Transport by River and Canal

Though there had been many previous attempts, the era of the steamboat began in 1787, when John Fitch took a forty five foot steamboat down the Delaware River. Later Fitch built a larger steam boat that transported passengers and goods between Philadelphia, PA and Burlington, NJ. However it was Robert Fulton who was able to make the steamboat truly marketable and practical. In 1811 he and Robert Livingston designed “The New Orleans” which traveled the lower Mississippi River. By 1834, many different steam boats, made 1,200 arrivals to New Orleans each year.

Though the concept of canals had always existed, and been used occasionally throughout history, the first modern canal using a lock system was invented by James Brindley, a young self taught engineer. He designed the Bridgewater canal, which was built between 1759 and 1761. The lock system allowed the possibility of ships traveling to and from waters of higher and lower elevation without flooding. From 1795 – 1805, Thomas Telford built an aqueduct like canal using 12 foot wide cast iron channel made from cast iron plates. From 1859 – 1869 a canal was built to connect the Mediterranean and Red Seas. The Suez Canal was necessary for increasing ease of shipping and trade, as well as military interests.

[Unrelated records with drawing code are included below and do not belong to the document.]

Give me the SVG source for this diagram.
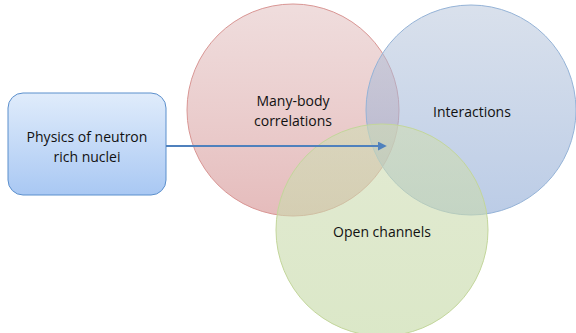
<svg xmlns="http://www.w3.org/2000/svg" width="576" height="333" viewBox="0 0 576 333">
  <defs>
    <linearGradient id="gBox" x1="0" y1="0" x2="0" y2="1">
      <stop offset="0" stop-color="#e0ecfb"/>
      <stop offset="1" stop-color="#a9c8f3"/>
    </linearGradient>
    <linearGradient id="gRed" x1="0" y1="0" x2="0" y2="1">
      <stop offset="0" stop-color="#dcb3b3" stop-opacity="0.45"/>
      <stop offset="1" stop-color="#d48f8f" stop-opacity="0.6"/>
    </linearGradient>
    <linearGradient id="gBlue" x1="0" y1="0" x2="0" y2="1">
      <stop offset="0" stop-color="#b3c2d9" stop-opacity="0.5"/>
      <stop offset="1" stop-color="#8eaad6" stop-opacity="0.6"/>
    </linearGradient>
    <linearGradient id="gGreen" x1="0" y1="0" x2="0" y2="1">
      <stop offset="0" stop-color="#cfdcb4" stop-opacity="0.6"/>
      <stop offset="1" stop-color="#c3d8a3" stop-opacity="0.6"/>
    </linearGradient>
    <marker id="arrow" viewBox="0 0 10 10" refX="8" refY="5" markerWidth="4.5" markerHeight="4.5" orient="auto">
      <path d="M0,0 L10,5 L0,10 Z" fill="#4f81bd"/>
    </marker>
  </defs>
  <style>
    text { font-family: "Open Sans", "Liberation Sans", sans-serif; font-size: 14px; fill: #111; text-anchor: middle; }
    .circle { stroke-width: 1; }
  </style>
  <rect width="576" height="333" fill="#ffffff"/>

  <g id="many-body">
    <circle class="circle" cx="293" cy="110" r="106" fill="url(#gRed)" stroke="#d99694"/>
  </g>
  <g id="interactions">
    <circle class="circle" cx="471" cy="110" r="105" fill="url(#gBlue)" stroke="#95b3d7"/>
  </g>
  <g id="open-channels">
    <circle class="circle" cx="382" cy="230" r="106" fill="url(#gGreen)" stroke="#c3d69b"/>
  </g>

  <g id="physics">
    <rect x="8" y="93" width="158" height="102" rx="15" ry="15" fill="url(#gBox)" stroke="#5b8fcc" stroke-width="1"/>
    <text x="87" y="142">Physics of neutron</text>
    <text x="87" y="162">rich nuclei</text>
  </g>

  <g id="labels">
    <text x="293" y="106">Many-body</text>
    <text x="293" y="126">correlations</text>
    <text x="472" y="117">Interactions</text>
    <text x="382" y="237">Open channels</text>
  </g>

  <g id="connectors">
    <line x1="166" y1="146" x2="385" y2="146" stroke="#4f81bd" stroke-width="2" marker-end="url(#arrow)"/>
  </g>
</svg>
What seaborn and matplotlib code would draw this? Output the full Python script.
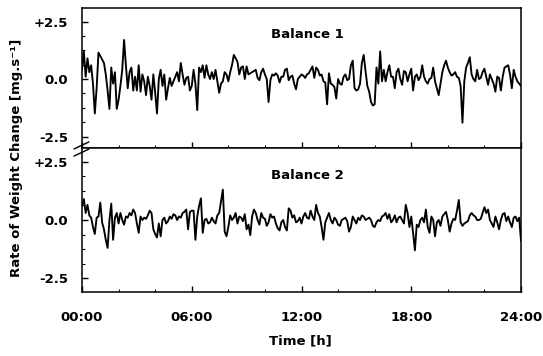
import numpy as np
import pandas as pd
import matplotlib
matplotlib.use("Agg")
import matplotlib.pyplot as plt
import seaborn as sns
from matplotlib.ticker import MultipleLocator, FixedLocator

# ---- data (one row per hour, 0.1 h steps) ----
balance1 = [
    0.4, 1.2, 0.1, 0.9, 0.3, 0.6, -0.2, -1.5, -0.4, 1.15,
    1.0, 0.85, 0.7, 0.2, -0.5, -1.3, 0.5, -0.2, 0.3, -1.3,
    -0.9, -0.3, 0.4, 1.7, 0.6, -0.4, 0.3, 0.5, -0.5, 0.1,
    -0.5, 0.6, -0.55, 0.2, -0.1, -0.7, 0.1, -0.3, -0.9, 0.2,
    -0.6, -1.5, 0.0, 0.4, -0.3, 0.2, -0.9, -0.4, 0.05, -0.3,
    -0.1, 0.1, 0.3, -0.1, 0.7, 0.2, -0.25, 0.05, 0.1, -0.5,
    -0.3, 0.4, -0.2, -1.35, 0.5, 0.3, 0.6, 0.05, 0.6, 0.2,
    0.0, 0.3, 0.0, 0.4, -0.1, -0.6, -0.2, -0.1, 0.3, 0.2,
    -0.1, 0.3, 0.6, 1.05, 0.9, 0.75, 0.2, 0.5, 0.55, 0.0,
    0.55, 0.2, 0.25, 0.3, 0.35, 0.4, 0.05, -0.05, 0.3, 0.45,
    0.2, 0.0, -1.0, -0.05, 0.2, 0.15, 0.25, 0.15, -0.15, 0.1,
    0.1, 0.4, 0.45, -0.05, 0.1, 0.15, -0.2, -0.45, 0.0, 0.1,
    0.2, 0.15, 0.05, 0.2, 0.25, 0.4, 0.55, 0.05, 0.5, 0.4,
    0.15, 0.2, -0.1, -0.15, -1.1, 0.25, -0.2, -0.25, -0.35, -0.85,
    0.0, -0.2, -0.25, 0.1, 0.2, -0.05, 0.0, 0.6, 0.8, -0.4,
    -0.5, -0.45, -0.2, 0.7, 1.05, 0.35, -0.3, -0.55, -1.0, -1.15,
    -1.1, 0.5, -0.2, 1.2, -0.1, 0.4, -0.1, 0.3, 0.6, 0.1,
    0.1, -0.4, 0.3, 0.45, 0.0, -0.25, 0.35, 0.3, -0.1, 0.2,
    0.45, -0.5, 0.1, 0.2, -0.05, 0.1, 0.6, 0.1, -0.1, -0.2,
    0.0, 0.05, 0.5, -0.1, -0.4, -0.7, -0.2, 0.3, 0.6, 0.8,
    0.5, 0.3, 0.15, 0.2, 0.3, 0.1, 0.05, -0.3, -1.9, -0.1,
    0.5, 0.7, 0.95, 0.2, 0.0, -0.1, 0.4, 0.0, 0.05, 0.3,
    0.45, 0.1, -0.25, 0.2, 0.0, -0.2, -0.55, 0.1, 0.05, -0.5,
    0.1, 0.5, 0.55, 0.6, 0.2, -0.4, 0.4, 0.1, -0.1, -0.2,
    -0.3,
]

balance2 = [
    0.6, 0.9, 0.3, 0.65, 0.2, 0.1, -0.3, -0.6, 0.1, 0.15,
    0.75, -0.1, -0.4, -0.85, -1.2, 0.0, 0.7, -0.85, 0.1, 0.3,
    -0.15, 0.3, 0.0, -0.2, 0.15, 0.1, 0.3, 0.2, 0.45, 0.3,
    -0.15, -0.55, 0.15, 0.0, 0.1, 0.05, 0.2, 0.4, 0.3, -0.4,
    -0.6, -0.75, -0.15, -0.7, 0.0, 0.1, -0.15, -0.05, 0.15, 0.05,
    0.25, 0.2, 0.0, 0.15, 0.1, 0.3, 0.35, 0.45, -0.4, 0.35,
    0.4, 0.4, -0.85, 0.15, 0.6, 0.93, -0.55, 0.0, 0.05, -0.15,
    -0.1, 0.1, -0.05, -0.15, 0.2, 0.3, 0.8, 1.3, -0.5, -0.7,
    -0.3, 0.2, 0.0, 0.1, 0.3, -0.15, 0.15, 0.1, -0.05, 0.25,
    -0.4, -0.2, -0.65, 0.15, 0.45, 0.3, 0.0, -0.2, 0.3, 0.1,
    0.05, -0.25, -0.1, 0.25, 0.1, 0.15, -0.15, -0.35, -0.45, -0.1,
    0.0, -0.3, -0.45, 0.5, 0.4, 0.1, 0.2, -0.1, -0.05, 0.1,
    -0.15, 0.15, 0.3, 0.1, 0.05, 0.4, 0.15, 0.0, 0.65, 0.3,
    0.15, -0.3, -0.85, -0.1, 0.1, 0.3, 0.0, -0.15, 0.1, 0.0,
    -0.2, -0.25, 0.0, 0.05, 0.1, -0.05, -0.5, -0.3, 0.15, 0.0,
    -0.15, 0.1, 0.0, 0.2, 0.15, 0.0, 0.05, 0.1, 0.0, -0.25,
    -0.3, -0.1, 0.0, -0.05, 0.15, 0.2, 0.3, 0.05, 0.25, -0.1,
    0.0, 0.2, -0.1, 0.1, 0.15, 0.0, -0.15, 0.65, 0.3, -0.3,
    0.15, -0.55, -1.3, -0.2, -0.3, 0.0, 0.1, -0.1, 0.45, -0.3,
    -0.55, 0.15, 0.0, -0.7, -0.1, 0.0, -0.25, 0.15, 0.25, 0.35,
    0.0, -0.5, -0.15, 0.05, 0.0, 0.4, 0.86, -0.1, -0.25, -0.15,
    -0.1, -0.05, 0.2, 0.3, 0.2, 0.15, 0.0, 0.0, 0.05, 0.3,
    0.55, 0.3, 0.45, 0.0, -0.15, -0.3, 0.15, -0.1, -0.4, 0.0,
    0.25, 0.3, -0.05, 0.15, -0.1, -0.3, 0.1, 0.15, -0.05, 0.1,
    -0.9,
]

panel_titles = ["Balance 1", "Balance 2"]
x_tick_hours = [0, 6, 12, 18, 24]
x_tick_labels = ["00:00", "06:00", "12:00", "18:00", "24:00"]
y_tick_values = [-2.5, 0.0, 2.5]
y_tick_labels = ["-2.5", "0.0", "+2.5"]

time_h = np.linspace(0, 24, len(balance1))

# ---- styling ----
sns.set_style("ticks")
plt.rcParams["font.family"] = ["DejaVu Sans"]
plt.rcParams["font.weight"] = "bold"
plt.rcParams["text.color"] = "black"
plt.rcParams["xtick.color"] = "black"
plt.rcParams["ytick.color"] = "black"
plt.rcParams["xtick.labelcolor"] = "black"
plt.rcParams["ytick.labelcolor"] = "black"

W, H = 543, 356
fig = plt.figure(figsize=(W / 100, H / 100), dpi=100)

left = 82 / W
width = (521 - 82) / W
ax1 = fig.add_axes([left, (H - 148) / H, width, (148 - 8) / H])
ax2 = fig.add_axes([left, (H - 292) / H, width, (292 - 148) / H])

for ax, vals, title, ylim in [
    (ax1, balance1, panel_titles[0], (-3.0, 3.09)),
    (ax2, balance2, panel_titles[1], (-3.09, 3.09)),
]:
    df = pd.DataFrame({"t": time_h, "v": vals})
    sns.lineplot(data=df, x="t", y="v", ax=ax, color="black", linewidth=1.35)
    ax.set_xlim(0, 24)
    ax.set_ylim(*ylim)
    ax.set_xlabel("")
    ax.set_ylabel("")
    ax.yaxis.set_major_locator(FixedLocator(y_tick_values))
    ax.set_yticklabels(y_tick_labels, fontsize=9.5, fontweight="bold", color="black")
    ax.yaxis.set_minor_locator(MultipleLocator(0.625))
    ax.xaxis.set_major_locator(FixedLocator(x_tick_hours))
    ax.xaxis.set_minor_locator(MultipleLocator(2))
    ax.tick_params(axis="both", which="major", direction="in", length=4, width=1.0,
                   color="black")
    ax.tick_params(axis="both", which="minor", direction="in", length=2.5, width=0.8,
                   color="black")
    ax.tick_params(axis="y", which="major", pad=10, labelsize=9.5)
    for s in ax.spines.values():
        s.set_linewidth(1.1)
        s.set_color("black")
        s.set_visible(True)
    ax.text(0.513, 0.81, title, transform=ax.transAxes, ha="center", va="center",
            fontsize=9.5, fontweight="bold", color="black")

ax1.set_xticklabels([])
ax2.set_xticklabels(x_tick_labels, fontsize=9.5, fontweight="bold", color="black")
ax2.tick_params(axis="x", which="major", pad=14)

# axis break marks on the left spine
for dy in (-0.010, 0.010):
    fig.add_artist(plt.Line2D([74 / W, 89 / W],
                              [(H - 149) / H + dy - 0.010, (H - 149) / H + dy + 0.010],
                              color="black", linewidth=1.0))

fig.text(17 / W, (H - 158) / H, "Rate of Weight Change [mg.s\u207b\u00b9]",
         rotation=90, ha="center", va="center", fontsize=9.5, fontweight="bold",
         color="black")
fig.text(300 / W, (H - 341) / H, "Time [h]", ha="center", va="center",
         fontsize=9.5, fontweight="bold", color="black")

fig.savefig("out.png", dpi=100)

Between 1879 and 1914 the most challenging canal undertaking in history was conceived planned and completed. The Panama Canal connected the Pacific and Atlantic oceans directly through central America, rather than forcing ships to navigate around the southern tip of South America. Begun by the French and completed by the USA in cooperation with Panama the canal has proved vital both in times of peace and war.